─── SUPPLIED DATA ───

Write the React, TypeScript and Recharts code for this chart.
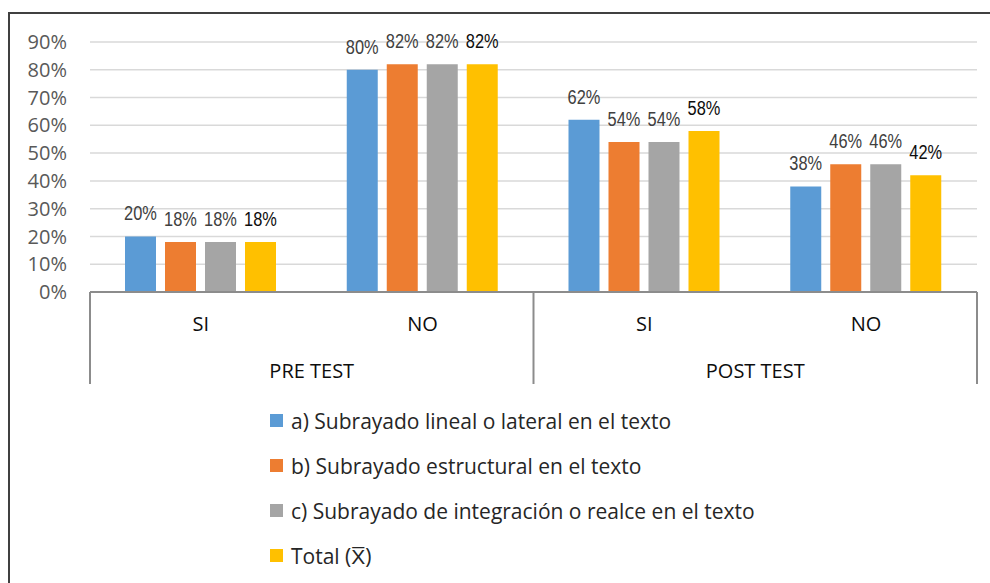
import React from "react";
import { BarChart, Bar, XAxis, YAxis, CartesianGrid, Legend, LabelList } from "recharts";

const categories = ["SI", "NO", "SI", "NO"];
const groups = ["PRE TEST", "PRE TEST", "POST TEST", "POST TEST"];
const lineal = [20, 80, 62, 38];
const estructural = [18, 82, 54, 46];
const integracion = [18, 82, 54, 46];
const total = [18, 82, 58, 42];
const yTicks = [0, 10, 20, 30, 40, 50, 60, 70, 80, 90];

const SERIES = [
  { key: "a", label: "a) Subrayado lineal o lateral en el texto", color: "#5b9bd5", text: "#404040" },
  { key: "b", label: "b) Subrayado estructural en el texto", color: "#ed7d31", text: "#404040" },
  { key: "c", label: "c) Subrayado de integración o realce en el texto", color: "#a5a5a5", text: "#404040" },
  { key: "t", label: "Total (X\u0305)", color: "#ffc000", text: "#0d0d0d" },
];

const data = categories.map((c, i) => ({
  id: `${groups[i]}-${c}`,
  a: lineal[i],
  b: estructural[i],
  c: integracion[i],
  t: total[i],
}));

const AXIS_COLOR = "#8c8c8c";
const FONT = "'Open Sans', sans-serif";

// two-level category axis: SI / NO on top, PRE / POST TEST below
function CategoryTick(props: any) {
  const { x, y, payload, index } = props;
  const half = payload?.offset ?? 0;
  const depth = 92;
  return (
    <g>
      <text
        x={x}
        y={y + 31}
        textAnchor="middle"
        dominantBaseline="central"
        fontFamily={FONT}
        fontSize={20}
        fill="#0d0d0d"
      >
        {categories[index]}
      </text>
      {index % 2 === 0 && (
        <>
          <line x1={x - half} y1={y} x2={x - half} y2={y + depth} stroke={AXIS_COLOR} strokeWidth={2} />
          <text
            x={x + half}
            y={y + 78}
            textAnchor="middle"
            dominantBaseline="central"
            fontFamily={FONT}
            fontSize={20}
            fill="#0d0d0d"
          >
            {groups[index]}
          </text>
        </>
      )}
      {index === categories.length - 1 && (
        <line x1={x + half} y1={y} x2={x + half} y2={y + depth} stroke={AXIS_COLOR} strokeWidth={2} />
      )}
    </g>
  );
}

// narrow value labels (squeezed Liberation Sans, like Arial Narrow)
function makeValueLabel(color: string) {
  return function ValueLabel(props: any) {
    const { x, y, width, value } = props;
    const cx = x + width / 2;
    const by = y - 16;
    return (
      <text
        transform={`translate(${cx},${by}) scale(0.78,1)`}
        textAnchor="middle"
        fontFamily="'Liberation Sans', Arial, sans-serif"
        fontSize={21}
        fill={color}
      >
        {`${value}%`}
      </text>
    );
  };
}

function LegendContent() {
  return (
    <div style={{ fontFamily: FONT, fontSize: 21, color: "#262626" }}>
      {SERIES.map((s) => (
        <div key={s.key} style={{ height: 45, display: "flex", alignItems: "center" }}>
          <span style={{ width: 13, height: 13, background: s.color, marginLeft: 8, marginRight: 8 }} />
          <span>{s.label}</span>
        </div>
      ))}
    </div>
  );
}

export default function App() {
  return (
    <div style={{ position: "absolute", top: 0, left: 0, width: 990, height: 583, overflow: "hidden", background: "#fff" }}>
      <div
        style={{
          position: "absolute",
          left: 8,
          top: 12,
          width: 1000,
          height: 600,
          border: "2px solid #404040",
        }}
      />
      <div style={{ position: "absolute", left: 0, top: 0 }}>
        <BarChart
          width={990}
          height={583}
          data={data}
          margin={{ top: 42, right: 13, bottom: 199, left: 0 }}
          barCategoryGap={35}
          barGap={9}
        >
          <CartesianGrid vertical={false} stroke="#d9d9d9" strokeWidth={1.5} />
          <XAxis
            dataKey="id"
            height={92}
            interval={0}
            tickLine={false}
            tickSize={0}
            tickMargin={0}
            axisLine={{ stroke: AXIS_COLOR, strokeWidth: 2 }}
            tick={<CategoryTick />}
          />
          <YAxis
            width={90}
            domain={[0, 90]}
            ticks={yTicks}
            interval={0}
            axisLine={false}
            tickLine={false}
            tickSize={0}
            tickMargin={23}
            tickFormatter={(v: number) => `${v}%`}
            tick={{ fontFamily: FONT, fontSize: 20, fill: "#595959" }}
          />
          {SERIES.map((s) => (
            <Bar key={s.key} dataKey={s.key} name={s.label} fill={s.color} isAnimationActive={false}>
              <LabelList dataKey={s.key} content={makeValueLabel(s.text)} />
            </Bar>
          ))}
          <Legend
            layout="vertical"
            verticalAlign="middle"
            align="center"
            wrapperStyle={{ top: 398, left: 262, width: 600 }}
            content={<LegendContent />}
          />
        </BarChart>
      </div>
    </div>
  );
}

───

GOAL OF THE EXERCISE:
Omit every picture, then reproduce the rest of the listing exactly.

ANSWER FOR THIS EXERCISE:
Write the React, TypeScript and Recharts code for this chart.
import React from "react";
import { BarChart, Bar, XAxis, YAxis, CartesianGrid, Legend, LabelList } from "recharts";

const categories = ["SI", "NO", "SI", "NO"];
const groups = ["PRE TEST", "PRE TEST", "POST TEST", "POST TEST"];
const lineal = [20, 80, 62, 38];
const estructural = [18, 82, 54, 46];
const integracion = [18, 82, 54, 46];
const total = [18, 82, 58, 42];
const yTicks = [0, 10, 20, 30, 40, 50, 60, 70, 80, 90];

const SERIES = [
  { key: "a", label: "a) Subrayado lineal o lateral en el texto", color: "#5b9bd5", text: "#404040" },
  { key: "b", label: "b) Subrayado estructural en el texto", color: "#ed7d31", text: "#404040" },
  { key: "c", label: "c) Subrayado de integración o realce en el texto", color: "#a5a5a5", text: "#404040" },
  { key: "t", label: "Total (X\u0305)", color: "#ffc000", text: "#0d0d0d" },
];

const data = categories.map((c, i) => ({
  id: `${groups[i]}-${c}`,
  a: lineal[i],
  b: estructural[i],
  c: integracion[i],
  t: total[i],
}));

const AXIS_COLOR = "#8c8c8c";
const FONT = "'Open Sans', sans-serif";

// two-level category axis: SI / NO on top, PRE / POST TEST below
function CategoryTick(props: any) {
  const { x, y, payload, index } = props;
  const half = payload?.offset ?? 0;
  const depth = 92;
  return (
    <g>
      <text
        x={x}
        y={y + 31}
        textAnchor="middle"
        dominantBaseline="central"
        fontFamily={FONT}
        fontSize={20}
        fill="#0d0d0d"
      >
        {categories[index]}
      </text>
      {index % 2 === 0 && (
        <>
          <line x1={x - half} y1={y} x2={x - half} y2={y + depth} stroke={AXIS_COLOR} strokeWidth={2} />
          <text
            x={x + half}
            y={y + 78}
            textAnchor="middle"
            dominantBaseline="central"
            fontFamily={FONT}
            fontSize={20}
            fill="#0d0d0d"
          >
            {groups[index]}
          </text>
        </>
      )}
      {index === categories.length - 1 && (
        <line x1={x + half} y1={y} x2={x + half} y2={y + depth} stroke={AXIS_COLOR} strokeWidth={2} />
      )}
    </g>
  );
}

// narrow value labels (squeezed Liberation Sans, like Arial Narrow)
function makeValueLabel(color: string) {
  return function ValueLabel(props: any) {
    const { x, y, width, value } = props;
    const cx = x + width / 2;
    const by = y - 16;
    return (
      <text
        transform={`translate(${cx},${by}) scale(0.78,1)`}
        textAnchor="middle"
        fontFamily="'Liberation Sans', Arial, sans-serif"
        fontSize={21}
        fill={color}
      >
        {`${value}%`}
      </text>
    );
  };
}

function LegendContent() {
  return (
    <div style={{ fontFamily: FONT, fontSize: 21, color: "#262626" }}>
      {SERIES.map((s) => (
        <div key={s.key} style={{ height: 45, display: "flex", alignItems: "center" }}>
          <span style={{ width: 13, height: 13, background: s.color, marginLeft: 8, marginRight: 8 }} />
          <span>{s.label}</span>
        </div>
      ))}
    </div>
  );
}

export default function App() {
  return (
    <div style={{ position: "absolute", top: 0, left: 0, width: 990, height: 583, overflow: "hidden", background: "#fff" }}>
      <div
        style={{
          position: "absolute",
          left: 8,
          top: 12,
          width: 1000,
          height: 600,
          border: "2px solid #404040",
        }}
      />
      <div style={{ position: "absolute", left: 0, top: 0 }}>
        <BarChart
          width={990}
          height={583}
          data={data}
          margin={{ top: 42, right: 13, bottom: 199, left: 0 }}
          barCategoryGap={35}
          barGap={9}
        >
          <CartesianGrid vertical={false} stroke="#d9d9d9" strokeWidth={1.5} />
          <XAxis
            dataKey="id"
            height={92}
            interval={0}
            tickLine={false}
            tickSize={0}
            tickMargin={0}
            axisLine={{ stroke: AXIS_COLOR, strokeWidth: 2 }}
            tick={<CategoryTick />}
          />
          <YAxis
            width={90}
            domain={[0, 90]}
            ticks={yTicks}
            interval={0}
            axisLine={false}
            tickLine={false}
            tickSize={0}
            tickMargin={23}
            tickFormatter={(v: number) => `${v}%`}
            tick={{ fontFamily: FONT, fontSize: 20, fill: "#595959" }}
          />
          {SERIES.map((s) => (
            <Bar key={s.key} dataKey={s.key} name={s.label} fill={s.color} isAnimationActive={false}>
              <LabelList dataKey={s.key} content={makeValueLabel(s.text)} />
            </Bar>
          ))}
          <Legend
            layout="vertical"
            verticalAlign="middle"
            align="center"
            wrapperStyle={{ top: 398, left: 262, width: 600 }}
            content={<LegendContent />}
          />
        </BarChart>
      </div>
    </div>
  );
}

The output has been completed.